Other differences between the two litters were not pronounced until about 4 months of age. Naziki’s litter of five had two tri-colored females, one tri male and two red-and-white males. Her tri-colors’ marks mirrored her domestic counterpart litter’s tri-colors. As Naziki’s pups approached 4 months, the black beneath the pips slowly became red/tan and now all three of her tri-colors wear what fanciers call an “open face tri.” In essence, a widow’s peak is featured above the brow and beneath that marking the face is tan/red (above it is black). The demarcation, says Campbell, is clear, but not a pattern commonly seen in the U.S. It is, however, rampant throughout the areas of Africa where Basenjis are native.
“Acquiring that pattern was not a surprise,” she continued, “and clearly it comes from Naziki because the sire was clear normal pattern tri-color with no such markings ever produced.”

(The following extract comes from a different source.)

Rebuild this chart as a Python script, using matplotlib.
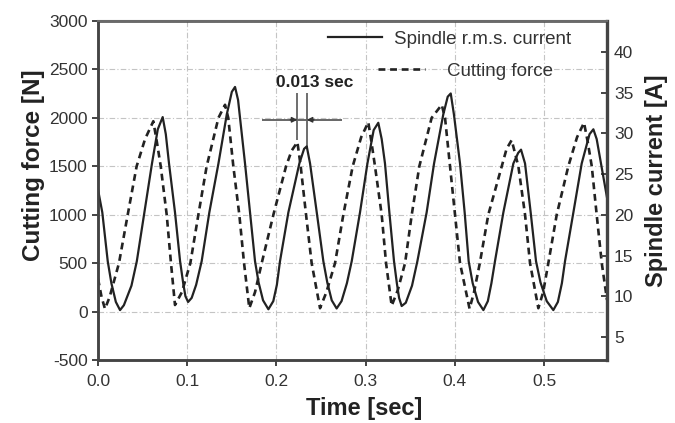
import matplotlib.pyplot as plt
from matplotlib.lines import Line2D

# Spindle r.m.s. current
t_current = [0.000, 0.0048, 0.0109, 0.015, 0.020, 0.0247, 0.029, 0.0375, 0.0435, 0.052,
             0.0605, 0.067, 0.0725, 0.076, 0.0796, 0.0863, 0.092, 0.0955, 0.098, 0.101,
             0.105, 0.110, 0.1162, 0.1248, 0.135, 0.1443, 0.150, 0.1536, 0.157, 0.1648,
             0.1704, 0.176, 0.180, 0.185, 0.191, 0.1965, 0.2005, 0.204, 0.2134, 0.2257,
             0.231, 0.234, 0.2377, 0.2452, 0.2526, 0.257, 0.262, 0.2675, 0.273, 0.279,
             0.2844, 0.2937, 0.302, 0.309, 0.3142, 0.318, 0.3217, 0.3266, 0.3318, 0.335,
             0.3375, 0.3404, 0.345, 0.352, 0.358, 0.3684, 0.3767, 0.387, 0.392, 0.3954,
             0.399, 0.4058, 0.411, 0.4155, 0.420, 0.426, 0.432, 0.437, 0.441, 0.445,
             0.4544, 0.4656, 0.471, 0.4742, 0.4787, 0.485, 0.491, 0.496, 0.503, 0.5104,
             0.5155, 0.520, 0.5235, 0.5329, 0.5422, 0.551, 0.5553, 0.559, 0.5706]
current_a = [23.1, 20.3, 14.3, 11.6, 9.3, 8.3, 8.9, 11.3, 14.3, 20.3,
             26.3, 30.5, 32.0, 29.9, 26.3, 20.3, 14.3, 11.6, 10.0, 9.3,
             9.8, 11.4, 14.3, 20.3, 26.3, 32.3, 35.1, 35.7, 34.1, 26.3,
             20.3, 14.3, 11.7, 9.5, 8.4, 9.4, 11.4, 14.3, 20.3, 26.3,
             28.1, 28.4, 26.3, 20.3, 14.3, 11.7, 9.5, 8.5, 9.4, 11.6,
             14.3, 20.3, 26.3, 30.4, 31.3, 29.3, 26.3, 20.3, 14.3, 11.6,
             9.8, 8.8, 9.2, 11.3, 14.3, 20.3, 26.3, 32.3, 34.5, 34.9,
             32.3, 26.3, 20.3, 14.3, 11.6, 9.3, 8.3, 9.4, 11.6, 14.3,
             20.3, 26.3, 27.6, 28.0, 26.3, 20.3, 14.3, 11.7, 9.4, 8.3,
             9.3, 11.6, 14.3, 20.3, 26.3, 29.9, 30.5, 29.3, 22.1]

# Cutting force
t_force = [0.000, 0.004, 0.0078, 0.013, 0.0235, 0.0333, 0.0433, 0.0527, 0.062, 0.066,
           0.0703, 0.077, 0.0818, 0.0863, 0.094, 0.1035, 0.1125, 0.1218, 0.135, 0.1424,
           0.146, 0.1517, 0.1584, 0.1637, 0.1696, 0.176, 0.1835, 0.1966, 0.2108, 0.217,
           0.2235, 0.2272, 0.2332, 0.2395, 0.2489, 0.256, 0.2657, 0.275, 0.2855, 0.295,
           0.303, 0.3065, 0.3105, 0.318, 0.3229, 0.3292, 0.336, 0.3442, 0.3517, 0.3602,
           0.374, 0.3853, 0.389, 0.3946, 0.4002, 0.4058, 0.4165, 0.4215, 0.428, 0.4375,
           0.4526, 0.458, 0.4637, 0.4712, 0.4787, 0.4843, 0.4936, 0.499, 0.5048, 0.5142,
           0.5272, 0.537, 0.5448, 0.549, 0.5535, 0.559, 0.5647, 0.5706]
force_n = [340, 150, 28, 150, 500, 1000, 1500, 1780, 1965, 1750,
           1500, 1000, 500, 68, 200, 500, 1000, 1500, 2000, 2135,
           2000, 1500, 1000, 500, 35, 200, 500, 1000, 1500, 1660,
           1750, 1500, 1000, 500, 35, 200, 500, 1000, 1500, 1800,
           1955, 1750, 1500, 1000, 500, 60, 220, 500, 1000, 1500,
           2000, 2135, 2000, 1500, 1000, 500, 30, 200, 500, 1000,
           1500, 1680, 1770, 1500, 1000, 500, 35, 200, 500, 1000,
           1500, 1800, 1950, 1750, 1500, 1000, 500, 120]

x_ticks = [0.0, 0.1, 0.2, 0.3, 0.4, 0.5]
force_ticks = [-500, 0, 500, 1000, 1500, 2000, 2500, 3000]
current_ticks = [5, 10, 15, 20, 25, 30, 35, 40]

# phase shift marker: peak of force vs peak of current
lag_t = [0.2235, 0.234]
lag_label = "0.013 sec"

plt.rcParams['font.family'] = ['Liberation Sans', 'DejaVu Sans']
plt.rcParams['axes.unicode_minus'] = False
ink = '#222222'
axis_col = '#444444'

fig = plt.figure(figsize=(6.75, 4.23), dpi=100)
ax = fig.add_axes([0.1452, 0.1489, 0.7541, 0.8015])
ax2 = ax.twinx()

ax2.plot(t_current, current_a, color=ink, lw=1.6, solid_joinstyle='round')
ax.plot(t_force, force_n, color=ink, lw=1.9, dashes=(2.6, 1.8))

ax.set_xlim(0, 0.5706)
ax.set_ylim(-500, 3000)
ax2.set_ylim(2.17, 43.8)
ax.set_xticks(x_ticks)
ax.set_xticklabels([f"{v:.1f}" for v in x_ticks])
ax.set_yticks(force_ticks)
ax2.set_yticks(current_ticks)

ax.grid(True, color='#c4c4c4', lw=0.8, ls=(0, (5, 2, 1, 2)))
ax.set_axisbelow(True)

for a in (ax, ax2):
    for side in a.spines.values():
        side.set_color(axis_col)
        side.set_linewidth(1.8)
ax2.spines['right'].set_linewidth(2.4)
ax2.spines['top'].set_color('#6a6a6a')
ax2.spines['top'].set_linewidth(1.5)

ax.tick_params(axis='both', direction='out', length=4, width=1.4, color=axis_col,
               labelsize=12.5, labelcolor='#333333')
ax.tick_params(axis='x', pad=6)
ax2.tick_params(axis='y', direction='in', length=4, width=1.4, color=axis_col,
                labelsize=12.5, labelcolor='#333333', pad=5)

ax.set_xlabel('Time [sec]', fontsize=17, fontweight='bold', color=ink, labelpad=6, x=0.523)
ax.set_ylabel('Cutting force [N]', fontsize=17.5, fontweight='bold', color=ink, labelpad=3, y=0.575)
ax2.set_ylabel('Spindle current [A]', fontsize=17, fontweight='bold', color=ink,
               rotation=90, labelpad=8, y=0.53)

# legends (two rows offset like the original)
leg1 = ax.legend([Line2D([], [], color=ink, lw=1.6)], ['Spindle r.m.s. current'],
                 loc='center left', bbox_to_anchor=(0.452, 0.947), frameon=False,
                 fontsize=13.5, handlelength=2.9, handletextpad=0.6,
                 borderpad=0, borderaxespad=0, labelcolor='#333333')
ax.add_artist(leg1)
ax.legend([Line2D([], [], color=ink, lw=1.9, dashes=(2.6, 1.8))], ['Cutting force'],
          loc='center left', bbox_to_anchor=(0.550, 0.8525), frameon=False,
          fontsize=13.5, handlelength=2.5, handletextpad=1.2,
          borderpad=0, borderaxespad=0, labelcolor='#333333')

# 0.013 sec annotation
ax.vlines(lag_t[0], 1775, 2260, color='#555555', lw=1.2)
ax.vlines(lag_t[1], 1680, 2260, color='#555555', lw=1.2)
ax.hlines(1980, 0.184, 0.273, color='#666666', lw=1.4)
ax.annotate('', xy=(lag_t[0], 1980), xytext=(lag_t[0] - 0.008, 1980),
            arrowprops=dict(arrowstyle='-|>', color='#333333', lw=1.0, mutation_scale=8,
                            shrinkA=0, shrinkB=0))
ax.annotate('', xy=(lag_t[1], 1980), xytext=(lag_t[1] + 0.008, 1980),
            arrowprops=dict(arrowstyle='-|>', color='#333333', lw=1.0, mutation_scale=8,
                            shrinkA=0, shrinkB=0))
ax.text(0.1995, 2370, lag_label, fontsize=12.5, fontweight='bold', color=ink,
        ha='left', va='center')

fig.savefig('out.png', dpi=100)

Campbell is keeping a red-and-white male champion quality from the half-African litter which she will integrate into her breeding program but not campaign. Incredibly, a male litter mate, which Campbell co-owns with two English women and lives in England, has already qualified for Crufts 2014 – and before 7 months of age.
Five of the six from the domestic litter are already in show homes, with all placing in their respective classes at the recent Basenji Club of America National Specialty.
Putting the big picture in a rich cultural context, Campbell acknowledged, “I’ve had a window to raw instinct that few breeders ever see in their home. Naziki has opened my eyes to being a better, more compassionate and effective dog woman.”
Since Work and Curby’s initial trip to Africa in 1987 when they returned with seven puppies, the American Kennel Club Basenji Stud Book has been reopened twice – in 1990 to accommodate the 1987 and 1988 imports and again in 2009 through Dec. 31, 2013, for additional native African stock. It has since been extended until Dec. 31, 2018.